- _INFORMATION PROVIDED_
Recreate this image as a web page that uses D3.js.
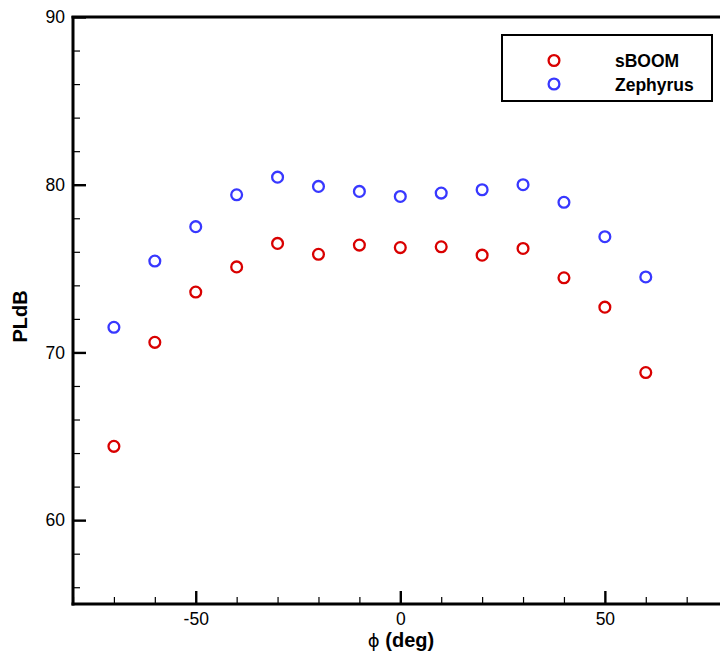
<!DOCTYPE html>
<html>
<head>
<meta charset="utf-8">
<script src="https://cdn.jsdelivr.net/npm/d3@7"></script>
<style>
  html, body { margin: 0; padding: 0; background: #fff; }
  svg { display: block; font-family: Arial, "Liberation Sans", sans-serif; }
</style>
</head>
<body>
<svg id="chart" width="720" height="655"></svg>
<script>
// Azimuth angles (deg) and perceived loudness (PLdB) per propagation code
const phi = [-70, -60, -50, -40, -30, -20, -10, 0, 10, 20, 30, 40, 50, 60];
const sBOOM = [64.4, 70.6, 73.6, 75.1, 76.5, 75.85, 76.4, 76.25, 76.3, 75.8, 76.2, 74.45, 72.7, 68.8];
const zephyrus = [71.5, 75.45, 77.5, 79.4, 80.45, 79.9, 79.6, 79.3, 79.5, 79.7, 80.0, 78.95, 76.9, 74.5];
const seriesNames = ["sBOOM", "Zephyrus"];
const seriesColors = ["#d90000", "#3838ff"];
const xMajorTicks = [-50, 0, 50];
const yMajorTicks = [60, 70, 80, 90];
const xDomain = [-80, 80];
const yDomain = [55, 90];

const svg = d3.select("#chart");
const plotLeft = 73, plotTop = 17, plotBottom = 604, plotRight = 727.6;

const x = d3.scaleLinear().domain(xDomain).range([plotLeft, plotRight]);
const y = d3.scaleLinear().domain(yDomain).range([plotBottom, plotTop]);

const xMinor = d3.range(-80, 81, 10).filter(v => !xMajorTicks.includes(v));
const yMinor = d3.range(56, 90, 2).filter(v => !yMajorTicks.includes(v));

// minor ticks (inside)
const gxm = svg.append("g").attr("transform", `translate(0,${plotBottom})`)
  .call(d3.axisBottom(x).tickValues(xMinor).tickSize(-7).tickFormat(""));
const gym = svg.append("g").attr("transform", `translate(${plotLeft},0)`)
  .call(d3.axisLeft(y).tickValues(yMinor).tickSize(-7).tickFormat(""));
[gxm, gym].forEach(g => {
  g.select(".domain").remove();
  g.selectAll(".tick line").attr("stroke", "#000").attr("stroke-width", 1.2);
});

// major ticks with labels (plain hyphen for negatives)
const fmt = d => String(d);
const gx = svg.append("g").attr("transform", `translate(0,${plotBottom})`)
  .call(d3.axisBottom(x).tickValues(xMajorTicks).tickSize(-13).tickFormat(fmt));
const gy = svg.append("g").attr("transform", `translate(${plotLeft},0)`)
  .call(d3.axisLeft(y).tickValues(yMajorTicks).tickSize(-13).tickFormat(fmt));
[gx, gy].forEach(g => {
  g.select(".domain").remove();
  g.selectAll(".tick line").attr("stroke", "#000").attr("stroke-width", 2.4);
  g.selectAll(".tick text").attr("fill", "#000").attr("font-size", 17.5)
    .attr("font-family", "Arial, 'Liberation Sans', sans-serif");
});
gy.selectAll(".tick text").attr("x", -8);
gx.selectAll(".tick text").attr("y", 9);

// frame lines: left, bottom, top
svg.append("line").attr("x1", plotLeft).attr("x2", plotLeft).attr("y1", plotTop - 1).attr("y2", plotBottom + 1.5)
  .attr("stroke", "#000").attr("stroke-width", 3);
svg.append("line").attr("x1", plotLeft - 1.5).attr("x2", 720).attr("y1", plotBottom).attr("y2", plotBottom)
  .attr("stroke", "#000").attr("stroke-width", 3);
svg.append("line").attr("x1", plotLeft - 1.5).attr("x2", 720).attr("y1", plotTop).attr("y2", plotTop)
  .attr("stroke", "#000").attr("stroke-width", 3);

// data markers
[sBOOM, zephyrus].forEach((vals, i) => {
  svg.append("g").selectAll("circle").data(vals).join("circle")
    .attr("cx", (d, j) => x(phi[j]))
    .attr("cy", d => y(d))
    .attr("r", 5.4)
    .attr("fill", "none")
    .attr("stroke", seriesColors[i])
    .attr("stroke-width", 2.3);
});

// legend
const lg = svg.append("g");
lg.append("rect").attr("x", 502).attr("y", 35).attr("width", 210).attr("height", 66)
  .attr("fill", "#fff").attr("stroke", "#000").attr("stroke-width", 2);
seriesNames.forEach((name, i) => {
  const cy = 60.5 + i * 23.5;
  lg.append("circle").attr("cx", 554).attr("cy", cy).attr("r", 5.4)
    .attr("fill", "none").attr("stroke", seriesColors[i]).attr("stroke-width", 2.3);
  lg.append("text").attr("x", 615).attr("y", cy + 6.5)
    .attr("font-size", 17.5).attr("font-weight", "bold").attr("fill", "#000").text(name);
});

// axis titles
svg.append("text")
  .attr("transform", `translate(27,${(plotTop + plotBottom) / 2 + 6}) rotate(-90)`)
  .attr("text-anchor", "middle").attr("font-size", 20).attr("font-weight", "bold")
  .text("PLdB");

const xt = svg.append("text").attr("x", 401).attr("y", 647)
  .attr("text-anchor", "middle").attr("font-size", 20);
xt.append("tspan").attr("font-family", "'DejaVu Sans', sans-serif").attr("font-size", 18).text("ϕ");
xt.append("tspan").attr("font-weight", "bold").text(" (deg)");
</script>
</body>
</html>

- _GIVEN PROBLEM_
All of the lines above should be printed exactly, minus the pictures.

- _TASK SOLUTION_
Recreate this image as a web page that uses D3.js.
<!DOCTYPE html>
<html>
<head>
<meta charset="utf-8">
<script src="https://cdn.jsdelivr.net/npm/d3@7"></script>
<style>
  html, body { margin: 0; padding: 0; background: #fff; }
  svg { display: block; font-family: Arial, "Liberation Sans", sans-serif; }
</style>
</head>
<body>
<svg id="chart" width="720" height="655"></svg>
<script>
// Azimuth angles (deg) and perceived loudness (PLdB) per propagation code
const phi = [-70, -60, -50, -40, -30, -20, -10, 0, 10, 20, 30, 40, 50, 60];
const sBOOM = [64.4, 70.6, 73.6, 75.1, 76.5, 75.85, 76.4, 76.25, 76.3, 75.8, 76.2, 74.45, 72.7, 68.8];
const zephyrus = [71.5, 75.45, 77.5, 79.4, 80.45, 79.9, 79.6, 79.3, 79.5, 79.7, 80.0, 78.95, 76.9, 74.5];
const seriesNames = ["sBOOM", "Zephyrus"];
const seriesColors = ["#d90000", "#3838ff"];
const xMajorTicks = [-50, 0, 50];
const yMajorTicks = [60, 70, 80, 90];
const xDomain = [-80, 80];
const yDomain = [55, 90];

const svg = d3.select("#chart");
const plotLeft = 73, plotTop = 17, plotBottom = 604, plotRight = 727.6;

const x = d3.scaleLinear().domain(xDomain).range([plotLeft, plotRight]);
const y = d3.scaleLinear().domain(yDomain).range([plotBottom, plotTop]);

const xMinor = d3.range(-80, 81, 10).filter(v => !xMajorTicks.includes(v));
const yMinor = d3.range(56, 90, 2).filter(v => !yMajorTicks.includes(v));

// minor ticks (inside)
const gxm = svg.append("g").attr("transform", `translate(0,${plotBottom})`)
  .call(d3.axisBottom(x).tickValues(xMinor).tickSize(-7).tickFormat(""));
const gym = svg.append("g").attr("transform", `translate(${plotLeft},0)`)
  .call(d3.axisLeft(y).tickValues(yMinor).tickSize(-7).tickFormat(""));
[gxm, gym].forEach(g => {
  g.select(".domain").remove();
  g.selectAll(".tick line").attr("stroke", "#000").attr("stroke-width", 1.2);
});

// major ticks with labels (plain hyphen for negatives)
const fmt = d => String(d);
const gx = svg.append("g").attr("transform", `translate(0,${plotBottom})`)
  .call(d3.axisBottom(x).tickValues(xMajorTicks).tickSize(-13).tickFormat(fmt));
const gy = svg.append("g").attr("transform", `translate(${plotLeft},0)`)
  .call(d3.axisLeft(y).tickValues(yMajorTicks).tickSize(-13).tickFormat(fmt));
[gx, gy].forEach(g => {
  g.select(".domain").remove();
  g.selectAll(".tick line").attr("stroke", "#000").attr("stroke-width", 2.4);
  g.selectAll(".tick text").attr("fill", "#000").attr("font-size", 17.5)
    .attr("font-family", "Arial, 'Liberation Sans', sans-serif");
});
gy.selectAll(".tick text").attr("x", -8);
gx.selectAll(".tick text").attr("y", 9);

// frame lines: left, bottom, top
svg.append("line").attr("x1", plotLeft).attr("x2", plotLeft).attr("y1", plotTop - 1).attr("y2", plotBottom + 1.5)
  .attr("stroke", "#000").attr("stroke-width", 3);
svg.append("line").attr("x1", plotLeft - 1.5).attr("x2", 720).attr("y1", plotBottom).attr("y2", plotBottom)
  .attr("stroke", "#000").attr("stroke-width", 3);
svg.append("line").attr("x1", plotLeft - 1.5).attr("x2", 720).attr("y1", plotTop).attr("y2", plotTop)
  .attr("stroke", "#000").attr("stroke-width", 3);

// data markers
[sBOOM, zephyrus].forEach((vals, i) => {
  svg.append("g").selectAll("circle").data(vals).join("circle")
    .attr("cx", (d, j) => x(phi[j]))
    .attr("cy", d => y(d))
    .attr("r", 5.4)
    .attr("fill", "none")
    .attr("stroke", seriesColors[i])
    .attr("stroke-width", 2.3);
});

// legend
const lg = svg.append("g");
lg.append("rect").attr("x", 502).attr("y", 35).attr("width", 210).attr("height", 66)
  .attr("fill", "#fff").attr("stroke", "#000").attr("stroke-width", 2);
seriesNames.forEach((name, i) => {
  const cy = 60.5 + i * 23.5;
  lg.append("circle").attr("cx", 554).attr("cy", cy).attr("r", 5.4)
    .attr("fill", "none").attr("stroke", seriesColors[i]).attr("stroke-width", 2.3);
  lg.append("text").attr("x", 615).attr("y", cy + 6.5)
    .attr("font-size", 17.5).attr("font-weight", "bold").attr("fill", "#000").text(name);
});

// axis titles
svg.append("text")
  .attr("transform", `translate(27,${(plotTop + plotBottom) / 2 + 6}) rotate(-90)`)
  .attr("text-anchor", "middle").attr("font-size", 20).attr("font-weight", "bold")
  .text("PLdB");

const xt = svg.append("text").attr("x", 401).attr("y", 647)
  .attr("text-anchor", "middle").attr("font-size", 20);
xt.append("tspan").attr("font-family", "'DejaVu Sans', sans-serif").attr("font-size", 18).text("ϕ");
xt.append("tspan").attr("font-weight", "bold").text(" (deg)");
</script>
</body>
</html>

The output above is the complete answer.